MT Well, what is up for Dr. O.R. Field in the upcoming year? Have you made any New Year’s resolutions?
OR: Hey, that’s pretty clever. By bringing in the holiday, you can enter this post in INFORMS’ December Blog Challenge!
As it happens, I have made resolutions for the upcoming year. Here are a few of them
First, I resolve to embrace and define business analytics. But, as I recently read…
MT: If people write me, I’ll let you know where you read this..
OR: …Thanks… there is a tremendous risk that business analytics will be conflated with predictive analytics, like data mining, just as the line between business intelligence and descriptive analytics became very fuzzy.
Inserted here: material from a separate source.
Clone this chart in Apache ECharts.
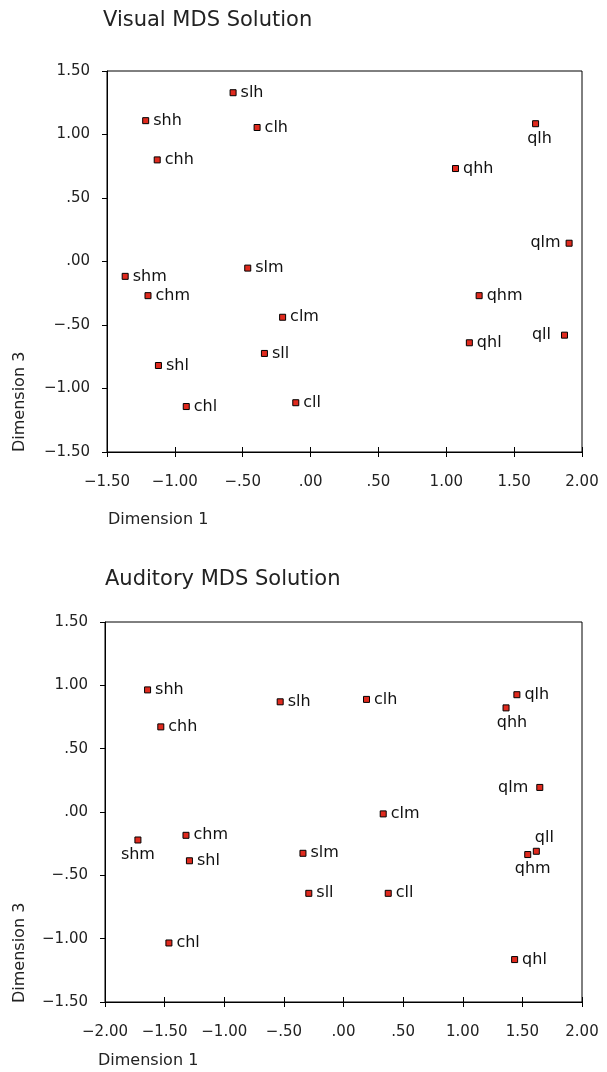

Business analytics has got to go beyond prediction to actual decision making, prescriptive analytics if you will, where complicated decisions are made based on the results of predictive and descriptive analytics. So the best business analytics will go beyond “Should I send this person a catalog” to “Based on these three predictive models, how should I optimally allocated my marketing budget in the face of these various constraints”. It is that level that I have the most to add. And I’d really like to be more famous!
MT: I agree! I wrote about that in the context of revenue management: you can use data mining models to provide real-time input into a hotel reservation system to provide a much more profitable and effective overbooking system. You really need to take ownership of this!
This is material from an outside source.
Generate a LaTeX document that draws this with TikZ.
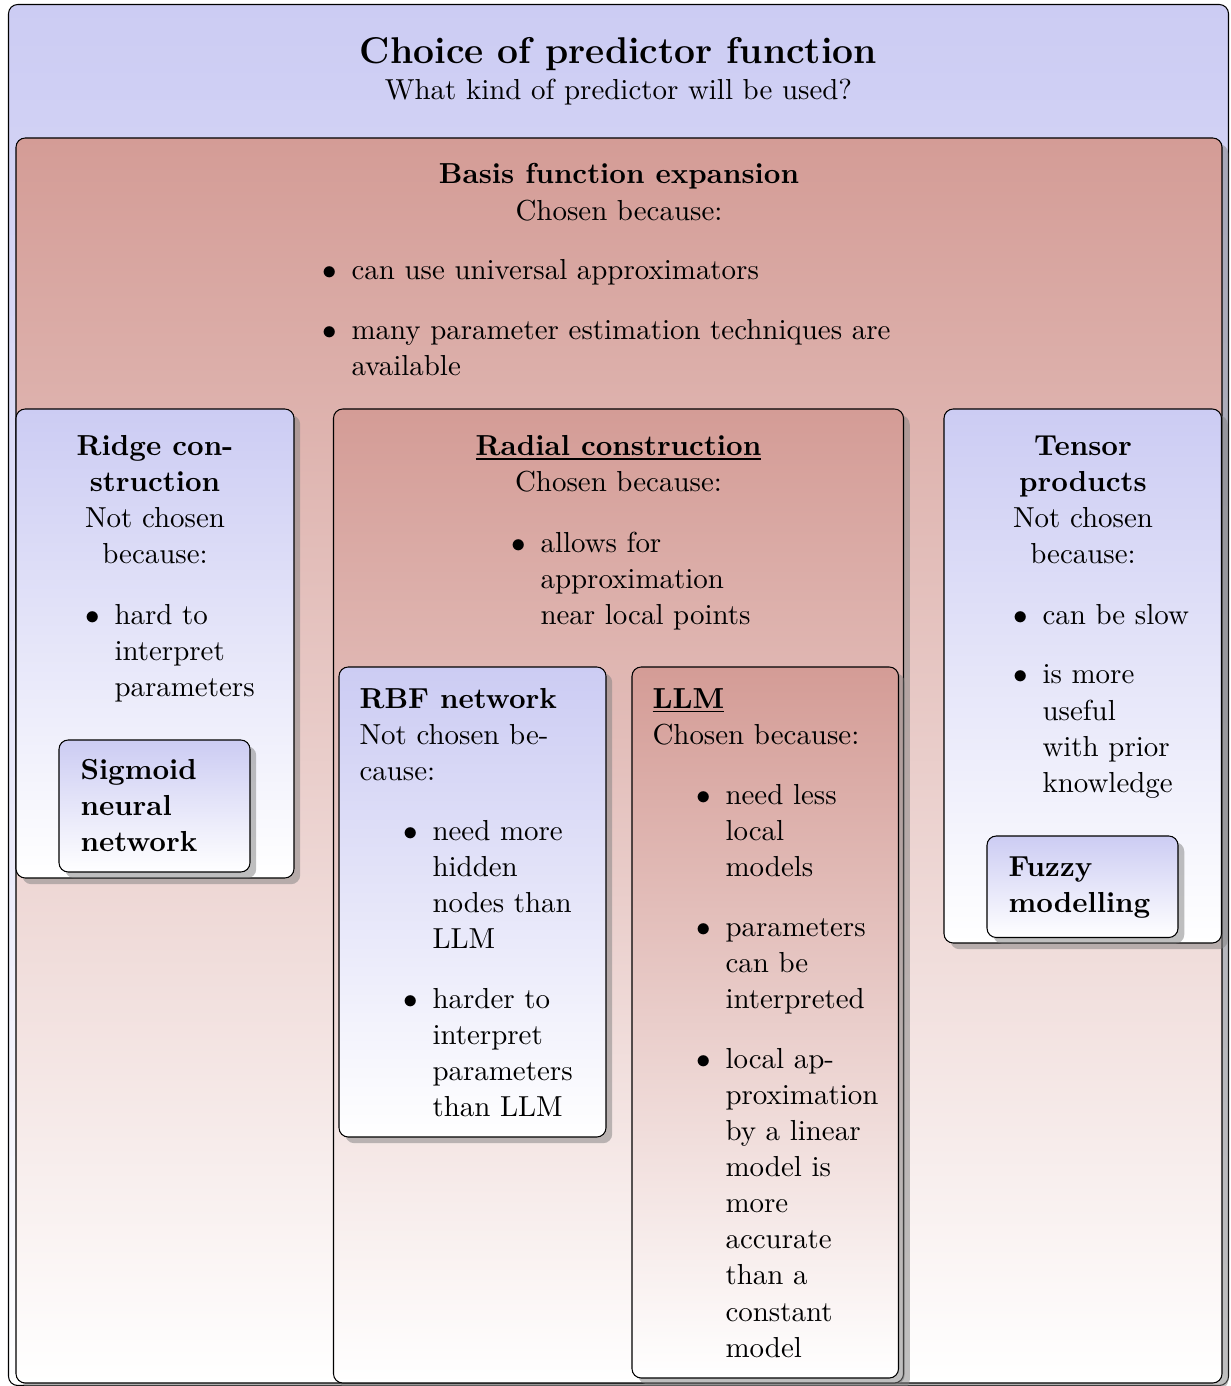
\documentclass[tikz,border=0pt,11pt]{standalone}
\usetikzlibrary{shadows}

\definecolor{bluetop}{RGB}{204,204,243}
\definecolor{redtop}{RGB}{212,156,150}

% one unit = one pixel of the finished page
\tikzset{
  px/.style={x=0.3785pt, y=-0.3785pt},
  panel/.style={draw=black, rounded corners=3.5pt},
  shadowed/.style={panel, drop shadow},
  bluepanel/.style={shadowed, top color=bluetop, bottom color=white},
  redpanel/.style={shadowed, top color=redtop, bottom color=white},
  ctxt/.style={inner sep=0pt, anchor=base},
  ltxt/.style={inner sep=0pt, anchor=base west},
}

\renewcommand{\arraystretch}{1.005}
% bullet hung to the left of the first line of an item
\newcommand{\bul}{\llap{$\bullet$\hspace{0.5em}}}
\newcommand{\cblock}[1]{\begin{tabular}[t]{@{}c@{}}#1\end{tabular}}
\newcommand{\lblock}[1]{\begin{tabular}[t]{@{}l@{}}#1\end{tabular}}

\begin{document}
\begin{tikzpicture}[px]
\useasboundingbox (0,0) rectangle (1230,1386);

% ---- boxes ----
\path[panel, top color=bluetop, bottom color=white] (8.5,4.5) rectangle (1228.5,1385.5);
\path[redpanel]  (16,138)    rectangle (1222,1383);
\path[bluepanel] (16,409)    rectangle (294,878);
\path[bluepanel] (59,740)    rectangle (250,872);
\path[redpanel]  (333.5,409) rectangle (903.5,1383);
\path[bluepanel] (339,667)   rectangle (606,1137);
\path[redpanel]  (632,667)   rectangle (898.5,1378);
\path[bluepanel] (944,409)   rectangle (1221.5,943);
\path[bluepanel] (987,836)   rectangle (1178,937.5);

% ---- top level ----
\node[ctxt, font=\fontsize{14.1}{17}\selectfont\bfseries] (title) at (618.5,64) {Choice of predictor function};
\node[ctxt] (subtitle) at (618.5,100) {What kind of predictor will be used?};

% ---- basis function expansion ----
\node[ctxt] (basishead) at (619,184)
  {\cblock{\textbf{Basis function expansion}\\ Chosen because:}};
\node[ltxt] (basisitems) at (351,280)
  {\lblock{\bul can use universal approximators\\[9pt]
           \bul many parameter estimation techniques are\\ available}};

% ---- ridge construction ----
\node[ctxt] (ridgehead) at (155,455)
  {\cblock{\textbf{Ridge con-}\\ \textbf{struction}\\ Not chosen\\ because:}};
\node[ltxt] (ridgeitems) at (114,624)
  {\lblock{\bul hard to\\ interpret\\ parameters}};
\node[ltxt, font=\bfseries] (sigmoid) at (80,779)
  {\lblock{Sigmoid\\ neural\\ network}};

% ---- radial construction ----
\node[ctxt] (radialhead) at (618.5,455)
  {\cblock{\underline{\textbf{Radial construction}}\\ Chosen because:}};
\node[ltxt] (radialitems) at (540,552)
  {\lblock{\bul allows for\\ approximation\\ near local points}};

% ---- RBF network ----
\node[ltxt] (rbfhead) at (359,708)
  {\lblock{\textbf{RBF network}\\ Not chosen be-\\ cause:}};
\node[ltxt] (rbfitems) at (432,840)
  {\lblock{\bul need more\\ hidden\\ nodes than\\ LLM\\[9pt]
           \bul harder to\\ interpret\\ parameters\\ than LLM}};

% ---- LLM ----
\node[ltxt] (llmhead) at (652,708)
  {\lblock{\underline{\textbf{LLM}}\\ Chosen because:}};
\node[ltxt] (llmitems) at (725,804)
  {\lblock{\bul need less\\ local\\ models\\[9pt]
           \bul parameters\\ can be\\ interpreted\\[9pt]
           \bul local ap-\\ proximation\\ by a linear\\ model is\\ more\\ accurate\\ than a\\ constant\\ model}};

% ---- tensor products ----
\node[ctxt] (tensorhead) at (1083,455)
  {\cblock{\textbf{Tensor}\\ \textbf{products}\\ Not chosen\\ because:}};
\node[ltxt] (tensoritems) at (1042,624)
  {\lblock{\bul can be slow\\[9pt]
           \bul is more\\ useful\\ with prior\\ knowledge}};
\node[ltxt, font=\bfseries] (fuzzy) at (1008,876)
  {\lblock{Fuzzy\\ modelling}};
\end{tikzpicture}
\end{document}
OR: I hope that the revamped INFORMS conference in the spring will really have an effect on how people think about me and business analytics.
My second resolution is to pay more attention to robustness in my models.
MT: You mean like the work of Bertsimas, Ben-Tal and many others?
OR: That is one type of robustness, but I meant something a bit broader. Let me give you an example: I was recently flying to one of my parties and had to change planes in Detroit. Now, a bunch of things have to come together in order for the flight to go. You need a plane, a pilot, a first officer, a flight attendant and so on on. Now, if the pilot is on a flight coming in from Pittsburgh, the first officer is on a flight from Montreal, the flight attendant is coming in from Des Moines, and the plane is from Albuquerque, then what is the chance that my flight is going to go?
MT: Pretty small?
OR: Right! Zilch, zero, nix, nada, zippo. There is no way that plane is going out on time, since it is delayed if even one of those multiple planes is late. This system may be optimized, but it is certainly not robust.
But if the plane and the whole crew worked together, then my flight would have been late only if one previous plane was late. This is a much more robust system.
MT: I blogged about David Ryan’s work on this years ago.
OR: Well, I guess no one reads your blog, because it is a huge issue. Imagine if the financial system was designed with robustness in mind. We might not know where the uncertainty is coming from (just like we don’t know what plane is late), but the system would better adapt to whatever weird things happen.
MT: Kinda like methods for avoiding bus bunching.
OR: You bet, but on a much larger scale.
My third resolution is to do a better job at getting the word out about me and the wonderful things I do. We’ve got a few bloggers and a magazine or two but we have to do more!
MT: Well, I’ll do my part!
OR: I hope so. I don’t want to see any more disgraces like this year when you had only one blog post in August and two in October. I almost unfriended you on Facebook for that!
MT: Sorry, I guess I better put that down as my resolution.
So, O.R. any final comments?
OR: Well, three resolutions don’t seem to be enough for me: I’d welcome any resolutions people might suggest. And may you all have an optimal New Year!
MT: Happy New Year from me too! And feel free to add your resolutions to the comments and I will be sure that O.R. sees them.